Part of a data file
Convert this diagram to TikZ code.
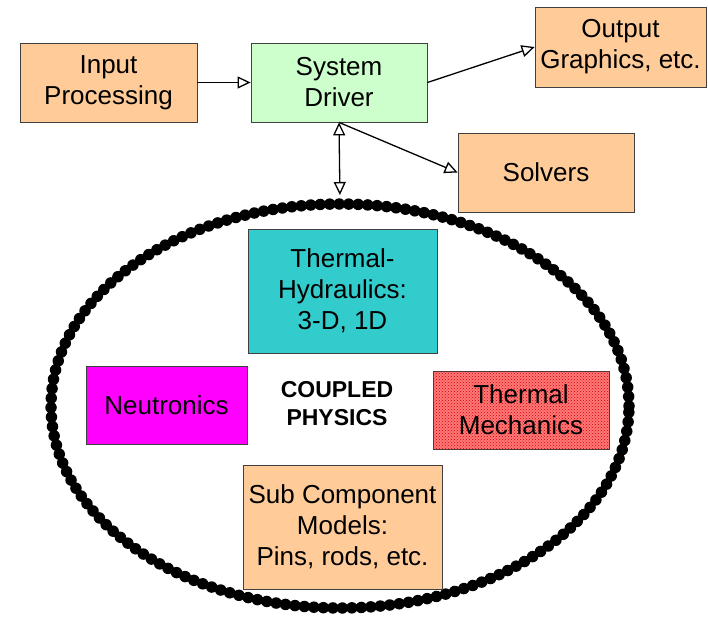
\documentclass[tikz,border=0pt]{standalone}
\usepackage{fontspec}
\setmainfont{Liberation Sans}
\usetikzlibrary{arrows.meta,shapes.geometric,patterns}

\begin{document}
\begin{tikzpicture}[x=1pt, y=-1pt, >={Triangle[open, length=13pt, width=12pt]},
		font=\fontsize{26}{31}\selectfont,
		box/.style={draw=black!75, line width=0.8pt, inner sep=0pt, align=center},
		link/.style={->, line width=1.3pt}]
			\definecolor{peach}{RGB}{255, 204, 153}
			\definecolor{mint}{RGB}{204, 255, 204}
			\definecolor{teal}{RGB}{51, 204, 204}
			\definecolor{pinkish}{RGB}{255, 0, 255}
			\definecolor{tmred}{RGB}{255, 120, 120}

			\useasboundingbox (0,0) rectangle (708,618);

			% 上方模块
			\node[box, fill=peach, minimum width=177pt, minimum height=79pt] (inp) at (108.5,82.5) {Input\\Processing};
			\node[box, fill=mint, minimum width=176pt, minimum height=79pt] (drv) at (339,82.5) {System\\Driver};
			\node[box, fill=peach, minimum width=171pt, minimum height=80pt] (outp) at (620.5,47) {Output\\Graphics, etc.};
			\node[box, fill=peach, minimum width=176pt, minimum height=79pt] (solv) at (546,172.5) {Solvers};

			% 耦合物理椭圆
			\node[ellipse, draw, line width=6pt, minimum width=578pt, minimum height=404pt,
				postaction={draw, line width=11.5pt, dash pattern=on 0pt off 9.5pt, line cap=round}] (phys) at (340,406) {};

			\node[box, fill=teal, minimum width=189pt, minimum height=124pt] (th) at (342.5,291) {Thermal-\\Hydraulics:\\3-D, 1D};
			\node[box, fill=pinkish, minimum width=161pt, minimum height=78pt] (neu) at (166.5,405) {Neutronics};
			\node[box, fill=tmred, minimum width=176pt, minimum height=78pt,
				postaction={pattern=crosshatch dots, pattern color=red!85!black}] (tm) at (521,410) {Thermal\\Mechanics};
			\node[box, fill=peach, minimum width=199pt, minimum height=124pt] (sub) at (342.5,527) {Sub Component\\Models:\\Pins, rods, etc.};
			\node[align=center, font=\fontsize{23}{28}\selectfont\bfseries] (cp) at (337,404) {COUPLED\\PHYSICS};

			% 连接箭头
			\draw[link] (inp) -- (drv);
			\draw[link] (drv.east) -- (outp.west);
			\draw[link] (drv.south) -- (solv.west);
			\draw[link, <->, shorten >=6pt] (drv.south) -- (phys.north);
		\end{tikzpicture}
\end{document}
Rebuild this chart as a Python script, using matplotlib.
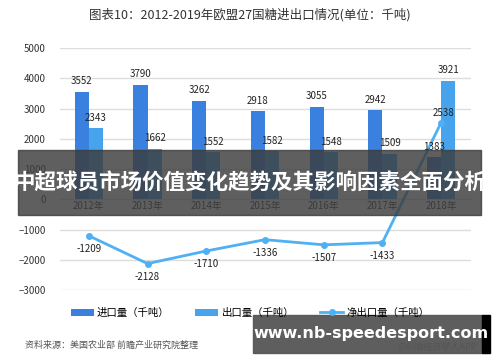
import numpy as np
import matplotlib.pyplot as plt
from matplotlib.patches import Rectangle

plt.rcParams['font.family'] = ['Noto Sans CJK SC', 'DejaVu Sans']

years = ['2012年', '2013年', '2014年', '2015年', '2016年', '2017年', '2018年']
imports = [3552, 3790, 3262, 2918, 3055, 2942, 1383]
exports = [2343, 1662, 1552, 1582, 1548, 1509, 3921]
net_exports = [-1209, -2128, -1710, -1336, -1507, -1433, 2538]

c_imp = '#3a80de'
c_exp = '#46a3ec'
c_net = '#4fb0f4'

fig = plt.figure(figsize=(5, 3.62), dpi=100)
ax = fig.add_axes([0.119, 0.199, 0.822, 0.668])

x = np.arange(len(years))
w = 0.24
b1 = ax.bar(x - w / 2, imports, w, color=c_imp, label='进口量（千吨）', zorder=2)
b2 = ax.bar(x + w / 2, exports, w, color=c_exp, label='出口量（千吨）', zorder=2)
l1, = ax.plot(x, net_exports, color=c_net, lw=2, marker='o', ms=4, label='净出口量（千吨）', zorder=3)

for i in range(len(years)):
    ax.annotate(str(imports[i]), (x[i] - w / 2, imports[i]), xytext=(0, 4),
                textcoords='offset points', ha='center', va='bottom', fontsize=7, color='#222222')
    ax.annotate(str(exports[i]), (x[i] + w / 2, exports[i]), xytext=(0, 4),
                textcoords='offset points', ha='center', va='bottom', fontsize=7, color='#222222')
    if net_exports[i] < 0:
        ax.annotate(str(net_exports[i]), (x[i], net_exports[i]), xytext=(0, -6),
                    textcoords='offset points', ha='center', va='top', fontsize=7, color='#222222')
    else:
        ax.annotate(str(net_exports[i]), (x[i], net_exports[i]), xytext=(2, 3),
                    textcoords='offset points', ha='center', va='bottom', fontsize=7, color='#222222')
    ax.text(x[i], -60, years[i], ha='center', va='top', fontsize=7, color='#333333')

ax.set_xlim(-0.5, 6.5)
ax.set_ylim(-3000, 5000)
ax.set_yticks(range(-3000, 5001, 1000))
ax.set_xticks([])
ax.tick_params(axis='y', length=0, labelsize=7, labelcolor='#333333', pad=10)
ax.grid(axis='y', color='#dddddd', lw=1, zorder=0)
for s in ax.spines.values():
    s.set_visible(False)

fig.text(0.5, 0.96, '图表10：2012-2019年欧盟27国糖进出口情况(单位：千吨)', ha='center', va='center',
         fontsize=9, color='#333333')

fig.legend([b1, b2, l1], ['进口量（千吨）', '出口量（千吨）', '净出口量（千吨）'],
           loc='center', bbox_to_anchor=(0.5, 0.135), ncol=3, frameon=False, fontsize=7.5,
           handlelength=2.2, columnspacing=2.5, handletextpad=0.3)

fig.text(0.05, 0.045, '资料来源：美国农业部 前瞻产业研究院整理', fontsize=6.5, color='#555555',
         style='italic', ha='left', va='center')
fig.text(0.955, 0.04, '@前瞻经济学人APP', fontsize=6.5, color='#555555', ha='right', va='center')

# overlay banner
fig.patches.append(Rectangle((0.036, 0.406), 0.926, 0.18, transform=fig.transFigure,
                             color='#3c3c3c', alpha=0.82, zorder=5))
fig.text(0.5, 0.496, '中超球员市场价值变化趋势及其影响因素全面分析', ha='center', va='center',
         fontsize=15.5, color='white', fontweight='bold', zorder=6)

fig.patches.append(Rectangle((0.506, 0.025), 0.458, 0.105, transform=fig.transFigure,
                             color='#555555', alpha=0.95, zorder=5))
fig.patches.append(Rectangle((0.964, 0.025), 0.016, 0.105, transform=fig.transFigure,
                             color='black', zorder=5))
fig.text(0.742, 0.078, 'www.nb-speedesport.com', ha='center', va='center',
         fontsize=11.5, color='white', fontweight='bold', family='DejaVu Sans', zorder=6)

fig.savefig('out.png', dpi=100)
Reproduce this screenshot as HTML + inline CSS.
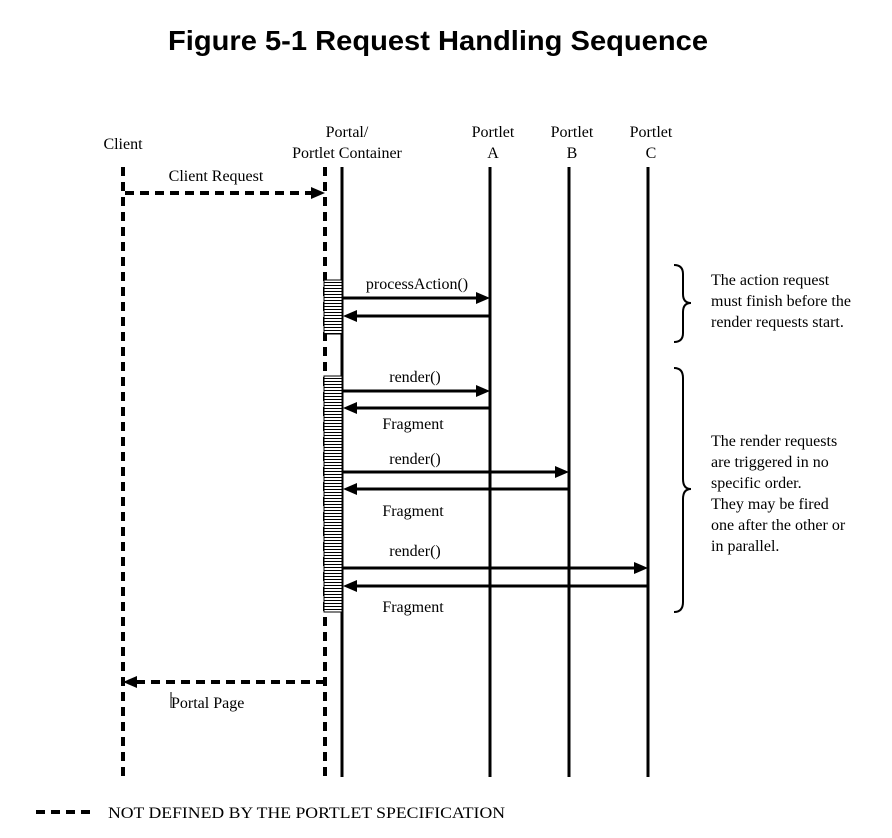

Work to complete: Copy the listing in full and without alteration, omitting every picture.

Task output:
Convert this diagram to TikZ code.
\documentclass[tikz,border=0pt]{standalone}
\usepackage{fontspec}
\setmainfont{Liberation Sans}
\usetikzlibrary{arrows.meta,shapes.geometric,patterns}

\begin{document}
\begin{tikzpicture}[x=1pt, y=-1pt, >={Triangle[open, length=13pt, width=12pt]},
		font=\fontsize{26}{31}\selectfont,
		box/.style={draw=black!75, line width=0.8pt, inner sep=0pt, align=center},
		link/.style={->, line width=1.3pt}]
			\definecolor{peach}{RGB}{255, 204, 153}
			\definecolor{mint}{RGB}{204, 255, 204}
			\definecolor{teal}{RGB}{51, 204, 204}
			\definecolor{pinkish}{RGB}{255, 0, 255}
			\definecolor{tmred}{RGB}{255, 120, 120}

			\useasboundingbox (0,0) rectangle (708,618);

			% 上方模块
			\node[box, fill=peach, minimum width=177pt, minimum height=79pt] (inp) at (108.5,82.5) {Input\\Processing};
			\node[box, fill=mint, minimum width=176pt, minimum height=79pt] (drv) at (339,82.5) {System\\Driver};
			\node[box, fill=peach, minimum width=171pt, minimum height=80pt] (outp) at (620.5,47) {Output\\Graphics, etc.};
			\node[box, fill=peach, minimum width=176pt, minimum height=79pt] (solv) at (546,172.5) {Solvers};

			% 耦合物理椭圆
			\node[ellipse, draw, line width=6pt, minimum width=578pt, minimum height=404pt,
				postaction={draw, line width=11.5pt, dash pattern=on 0pt off 9.5pt, line cap=round}] (phys) at (340,406) {};

			\node[box, fill=teal, minimum width=189pt, minimum height=124pt] (th) at (342.5,291) {Thermal-\\Hydraulics:\\3-D, 1D};
			\node[box, fill=pinkish, minimum width=161pt, minimum height=78pt] (neu) at (166.5,405) {Neutronics};
			\node[box, fill=tmred, minimum width=176pt, minimum height=78pt,
				postaction={pattern=crosshatch dots, pattern color=red!85!black}] (tm) at (521,410) {Thermal\\Mechanics};
			\node[box, fill=peach, minimum width=199pt, minimum height=124pt] (sub) at (342.5,527) {Sub Component\\Models:\\Pins, rods, etc.};
			\node[align=center, font=\fontsize{23}{28}\selectfont\bfseries] (cp) at (337,404) {COUPLED\\PHYSICS};

			% 连接箭头
			\draw[link] (inp) -- (drv);
			\draw[link] (drv.east) -- (outp.west);
			\draw[link] (drv.south) -- (solv.west);
			\draw[link, <->, shorten >=6pt] (drv.south) -- (phys.north);
		\end{tikzpicture}
\end{document}
Rebuild this chart as a Python script, using matplotlib.
import numpy as np
import matplotlib.pyplot as plt
from matplotlib.patches import Rectangle

plt.rcParams['font.family'] = ['Noto Sans CJK SC', 'DejaVu Sans']

years = ['2012年', '2013年', '2014年', '2015年', '2016年', '2017年', '2018年']
imports = [3552, 3790, 3262, 2918, 3055, 2942, 1383]
exports = [2343, 1662, 1552, 1582, 1548, 1509, 3921]
net_exports = [-1209, -2128, -1710, -1336, -1507, -1433, 2538]

c_imp = '#3a80de'
c_exp = '#46a3ec'
c_net = '#4fb0f4'

fig = plt.figure(figsize=(5, 3.62), dpi=100)
ax = fig.add_axes([0.119, 0.199, 0.822, 0.668])

x = np.arange(len(years))
w = 0.24
b1 = ax.bar(x - w / 2, imports, w, color=c_imp, label='进口量（千吨）', zorder=2)
b2 = ax.bar(x + w / 2, exports, w, color=c_exp, label='出口量（千吨）', zorder=2)
l1, = ax.plot(x, net_exports, color=c_net, lw=2, marker='o', ms=4, label='净出口量（千吨）', zorder=3)

for i in range(len(years)):
    ax.annotate(str(imports[i]), (x[i] - w / 2, imports[i]), xytext=(0, 4),
                textcoords='offset points', ha='center', va='bottom', fontsize=7, color='#222222')
    ax.annotate(str(exports[i]), (x[i] + w / 2, exports[i]), xytext=(0, 4),
                textcoords='offset points', ha='center', va='bottom', fontsize=7, color='#222222')
    if net_exports[i] < 0:
        ax.annotate(str(net_exports[i]), (x[i], net_exports[i]), xytext=(0, -6),
                    textcoords='offset points', ha='center', va='top', fontsize=7, color='#222222')
    else:
        ax.annotate(str(net_exports[i]), (x[i], net_exports[i]), xytext=(2, 3),
                    textcoords='offset points', ha='center', va='bottom', fontsize=7, color='#222222')
    ax.text(x[i], -60, years[i], ha='center', va='top', fontsize=7, color='#333333')

ax.set_xlim(-0.5, 6.5)
ax.set_ylim(-3000, 5000)
ax.set_yticks(range(-3000, 5001, 1000))
ax.set_xticks([])
ax.tick_params(axis='y', length=0, labelsize=7, labelcolor='#333333', pad=10)
ax.grid(axis='y', color='#dddddd', lw=1, zorder=0)
for s in ax.spines.values():
    s.set_visible(False)

fig.text(0.5, 0.96, '图表10：2012-2019年欧盟27国糖进出口情况(单位：千吨)', ha='center', va='center',
         fontsize=9, color='#333333')

fig.legend([b1, b2, l1], ['进口量（千吨）', '出口量（千吨）', '净出口量（千吨）'],
           loc='center', bbox_to_anchor=(0.5, 0.135), ncol=3, frameon=False, fontsize=7.5,
           handlelength=2.2, columnspacing=2.5, handletextpad=0.3)

fig.text(0.05, 0.045, '资料来源：美国农业部 前瞻产业研究院整理', fontsize=6.5, color='#555555',
         style='italic', ha='left', va='center')
fig.text(0.955, 0.04, '@前瞻经济学人APP', fontsize=6.5, color='#555555', ha='right', va='center')

# overlay banner
fig.patches.append(Rectangle((0.036, 0.406), 0.926, 0.18, transform=fig.transFigure,
                             color='#3c3c3c', alpha=0.82, zorder=5))
fig.text(0.5, 0.496, '中超球员市场价值变化趋势及其影响因素全面分析', ha='center', va='center',
         fontsize=15.5, color='white', fontweight='bold', zorder=6)

fig.patches.append(Rectangle((0.506, 0.025), 0.458, 0.105, transform=fig.transFigure,
                             color='#555555', alpha=0.95, zorder=5))
fig.patches.append(Rectangle((0.964, 0.025), 0.016, 0.105, transform=fig.transFigure,
                             color='black', zorder=5))
fig.text(0.742, 0.078, 'www.nb-speedesport.com', ha='center', va='center',
         fontsize=11.5, color='white', fontweight='bold', family='DejaVu Sans', zorder=6)

fig.savefig('out.png', dpi=100)
Reproduce this screenshot as HTML + inline CSS.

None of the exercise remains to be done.